(PROVIDED MATERIAL)

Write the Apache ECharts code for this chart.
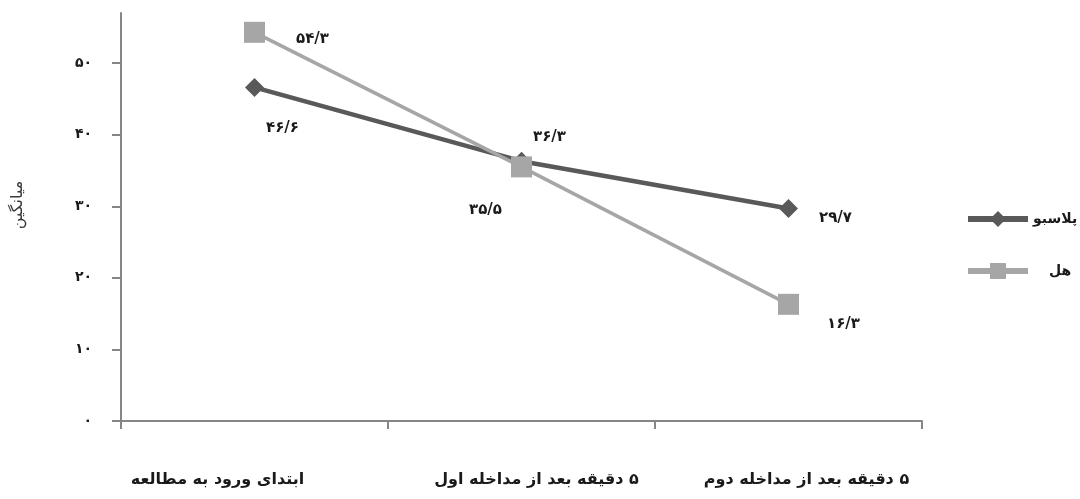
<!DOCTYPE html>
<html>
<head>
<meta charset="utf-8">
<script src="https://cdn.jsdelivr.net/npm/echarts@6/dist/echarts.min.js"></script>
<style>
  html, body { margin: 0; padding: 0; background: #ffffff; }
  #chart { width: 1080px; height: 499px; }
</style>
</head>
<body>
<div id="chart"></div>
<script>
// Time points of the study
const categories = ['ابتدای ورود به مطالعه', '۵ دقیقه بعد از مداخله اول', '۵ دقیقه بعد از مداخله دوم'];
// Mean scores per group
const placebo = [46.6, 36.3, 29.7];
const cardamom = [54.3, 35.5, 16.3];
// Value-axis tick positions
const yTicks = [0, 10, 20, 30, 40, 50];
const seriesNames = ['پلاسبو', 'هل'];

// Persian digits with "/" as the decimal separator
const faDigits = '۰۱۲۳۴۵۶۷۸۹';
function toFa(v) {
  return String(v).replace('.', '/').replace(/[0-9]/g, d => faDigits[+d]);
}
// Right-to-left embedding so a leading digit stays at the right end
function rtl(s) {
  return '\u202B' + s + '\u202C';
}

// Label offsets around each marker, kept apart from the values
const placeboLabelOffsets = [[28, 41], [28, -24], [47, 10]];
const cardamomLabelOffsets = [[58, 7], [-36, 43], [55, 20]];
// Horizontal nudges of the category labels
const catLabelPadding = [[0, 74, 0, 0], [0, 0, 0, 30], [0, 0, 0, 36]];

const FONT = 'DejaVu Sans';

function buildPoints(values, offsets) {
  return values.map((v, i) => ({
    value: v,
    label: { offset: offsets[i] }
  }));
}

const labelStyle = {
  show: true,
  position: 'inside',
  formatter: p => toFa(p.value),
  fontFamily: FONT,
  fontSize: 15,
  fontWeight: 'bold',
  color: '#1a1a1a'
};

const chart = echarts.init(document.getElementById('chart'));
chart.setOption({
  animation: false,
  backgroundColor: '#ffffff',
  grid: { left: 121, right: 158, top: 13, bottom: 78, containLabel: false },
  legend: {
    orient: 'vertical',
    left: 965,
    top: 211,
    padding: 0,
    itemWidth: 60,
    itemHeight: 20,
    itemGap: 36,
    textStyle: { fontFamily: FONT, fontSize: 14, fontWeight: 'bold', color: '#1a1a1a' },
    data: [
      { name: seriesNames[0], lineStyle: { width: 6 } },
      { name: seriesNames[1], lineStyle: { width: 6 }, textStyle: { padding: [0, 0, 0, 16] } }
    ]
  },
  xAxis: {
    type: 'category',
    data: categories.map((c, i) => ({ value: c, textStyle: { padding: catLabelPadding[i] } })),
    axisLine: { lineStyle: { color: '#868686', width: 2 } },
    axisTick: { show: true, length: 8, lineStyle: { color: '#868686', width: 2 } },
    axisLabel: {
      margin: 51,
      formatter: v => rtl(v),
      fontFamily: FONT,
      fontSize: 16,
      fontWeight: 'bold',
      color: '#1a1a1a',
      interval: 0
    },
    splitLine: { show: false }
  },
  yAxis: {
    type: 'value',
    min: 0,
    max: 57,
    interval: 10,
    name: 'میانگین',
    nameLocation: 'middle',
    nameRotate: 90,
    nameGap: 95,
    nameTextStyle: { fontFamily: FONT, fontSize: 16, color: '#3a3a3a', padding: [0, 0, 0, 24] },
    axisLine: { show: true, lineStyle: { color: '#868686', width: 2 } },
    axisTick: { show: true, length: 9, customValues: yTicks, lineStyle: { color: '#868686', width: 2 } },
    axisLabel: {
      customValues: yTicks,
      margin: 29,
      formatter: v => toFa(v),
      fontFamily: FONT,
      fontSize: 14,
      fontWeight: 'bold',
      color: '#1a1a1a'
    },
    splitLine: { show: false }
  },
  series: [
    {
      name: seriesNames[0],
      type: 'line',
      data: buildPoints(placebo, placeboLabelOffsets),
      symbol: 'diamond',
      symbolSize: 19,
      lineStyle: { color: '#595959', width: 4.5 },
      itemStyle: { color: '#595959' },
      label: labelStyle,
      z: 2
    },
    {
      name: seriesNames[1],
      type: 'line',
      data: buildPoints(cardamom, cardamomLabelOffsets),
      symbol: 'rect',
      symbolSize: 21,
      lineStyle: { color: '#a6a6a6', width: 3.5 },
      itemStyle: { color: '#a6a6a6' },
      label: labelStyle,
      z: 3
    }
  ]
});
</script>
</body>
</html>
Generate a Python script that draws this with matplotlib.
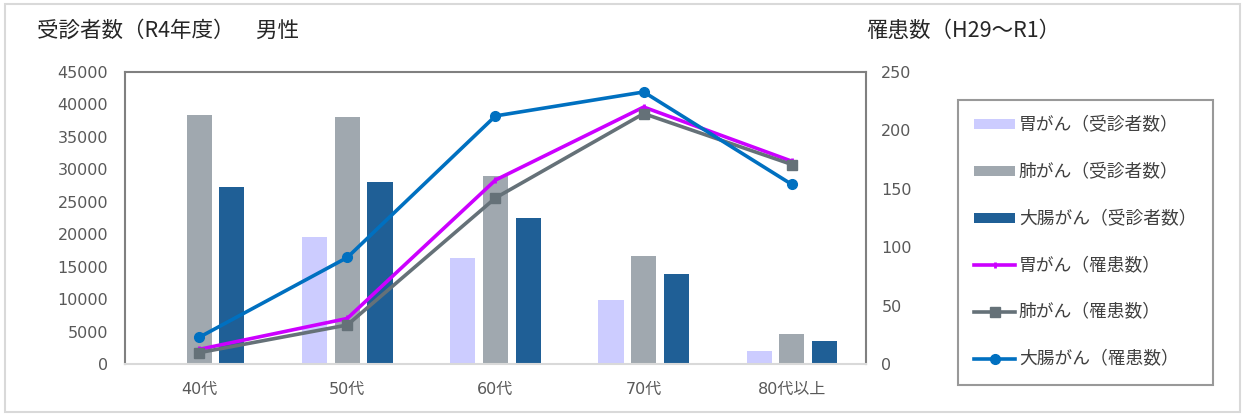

(WHAT THIS TASK INVOLVES)
Every line of the data above should be quoted exactly. Omit the pictures.

(FULL ANSWER)
Write the Apache ECharts code for this chart.
<!DOCTYPE html>
<html>
<head>
<meta charset="utf-8">
<script src="https://cdn.jsdelivr.net/npm/echarts@6/dist/echarts.min.js"></script>
<style>
  html, body { margin: 0; padding: 0; background: #ffffff; }
  #chart { width: 1080px; height: 499px; }
</style>
</head>
<body>
<div id="chart"></div>
<script>
// Time points of the study
const categories = ['ابتدای ورود به مطالعه', '۵ دقیقه بعد از مداخله اول', '۵ دقیقه بعد از مداخله دوم'];
// Mean scores per group
const placebo = [46.6, 36.3, 29.7];
const cardamom = [54.3, 35.5, 16.3];
// Value-axis tick positions
const yTicks = [0, 10, 20, 30, 40, 50];
const seriesNames = ['پلاسبو', 'هل'];

// Persian digits with "/" as the decimal separator
const faDigits = '۰۱۲۳۴۵۶۷۸۹';
function toFa(v) {
  return String(v).replace('.', '/').replace(/[0-9]/g, d => faDigits[+d]);
}
// Right-to-left embedding so a leading digit stays at the right end
function rtl(s) {
  return '\u202B' + s + '\u202C';
}

// Label offsets around each marker, kept apart from the values
const placeboLabelOffsets = [[28, 41], [28, -24], [47, 10]];
const cardamomLabelOffsets = [[58, 7], [-36, 43], [55, 20]];
// Horizontal nudges of the category labels
const catLabelPadding = [[0, 74, 0, 0], [0, 0, 0, 30], [0, 0, 0, 36]];

const FONT = 'DejaVu Sans';

function buildPoints(values, offsets) {
  return values.map((v, i) => ({
    value: v,
    label: { offset: offsets[i] }
  }));
}

const labelStyle = {
  show: true,
  position: 'inside',
  formatter: p => toFa(p.value),
  fontFamily: FONT,
  fontSize: 15,
  fontWeight: 'bold',
  color: '#1a1a1a'
};

const chart = echarts.init(document.getElementById('chart'));
chart.setOption({
  animation: false,
  backgroundColor: '#ffffff',
  grid: { left: 121, right: 158, top: 13, bottom: 78, containLabel: false },
  legend: {
    orient: 'vertical',
    left: 965,
    top: 211,
    padding: 0,
    itemWidth: 60,
    itemHeight: 20,
    itemGap: 36,
    textStyle: { fontFamily: FONT, fontSize: 14, fontWeight: 'bold', color: '#1a1a1a' },
    data: [
      { name: seriesNames[0], lineStyle: { width: 6 } },
      { name: seriesNames[1], lineStyle: { width: 6 }, textStyle: { padding: [0, 0, 0, 16] } }
    ]
  },
  xAxis: {
    type: 'category',
    data: categories.map((c, i) => ({ value: c, textStyle: { padding: catLabelPadding[i] } })),
    axisLine: { lineStyle: { color: '#868686', width: 2 } },
    axisTick: { show: true, length: 8, lineStyle: { color: '#868686', width: 2 } },
    axisLabel: {
      margin: 51,
      formatter: v => rtl(v),
      fontFamily: FONT,
      fontSize: 16,
      fontWeight: 'bold',
      color: '#1a1a1a',
      interval: 0
    },
    splitLine: { show: false }
  },
  yAxis: {
    type: 'value',
    min: 0,
    max: 57,
    interval: 10,
    name: 'میانگین',
    nameLocation: 'middle',
    nameRotate: 90,
    nameGap: 95,
    nameTextStyle: { fontFamily: FONT, fontSize: 16, color: '#3a3a3a', padding: [0, 0, 0, 24] },
    axisLine: { show: true, lineStyle: { color: '#868686', width: 2 } },
    axisTick: { show: true, length: 9, customValues: yTicks, lineStyle: { color: '#868686', width: 2 } },
    axisLabel: {
      customValues: yTicks,
      margin: 29,
      formatter: v => toFa(v),
      fontFamily: FONT,
      fontSize: 14,
      fontWeight: 'bold',
      color: '#1a1a1a'
    },
    splitLine: { show: false }
  },
  series: [
    {
      name: seriesNames[0],
      type: 'line',
      data: buildPoints(placebo, placeboLabelOffsets),
      symbol: 'diamond',
      symbolSize: 19,
      lineStyle: { color: '#595959', width: 4.5 },
      itemStyle: { color: '#595959' },
      label: labelStyle,
      z: 2
    },
    {
      name: seriesNames[1],
      type: 'line',
      data: buildPoints(cardamom, cardamomLabelOffsets),
      symbol: 'rect',
      symbolSize: 21,
      lineStyle: { color: '#a6a6a6', width: 3.5 },
      itemStyle: { color: '#a6a6a6' },
      label: labelStyle,
      z: 3
    }
  ]
});
</script>
</body>
</html>
Generate a Python script that draws this with matplotlib.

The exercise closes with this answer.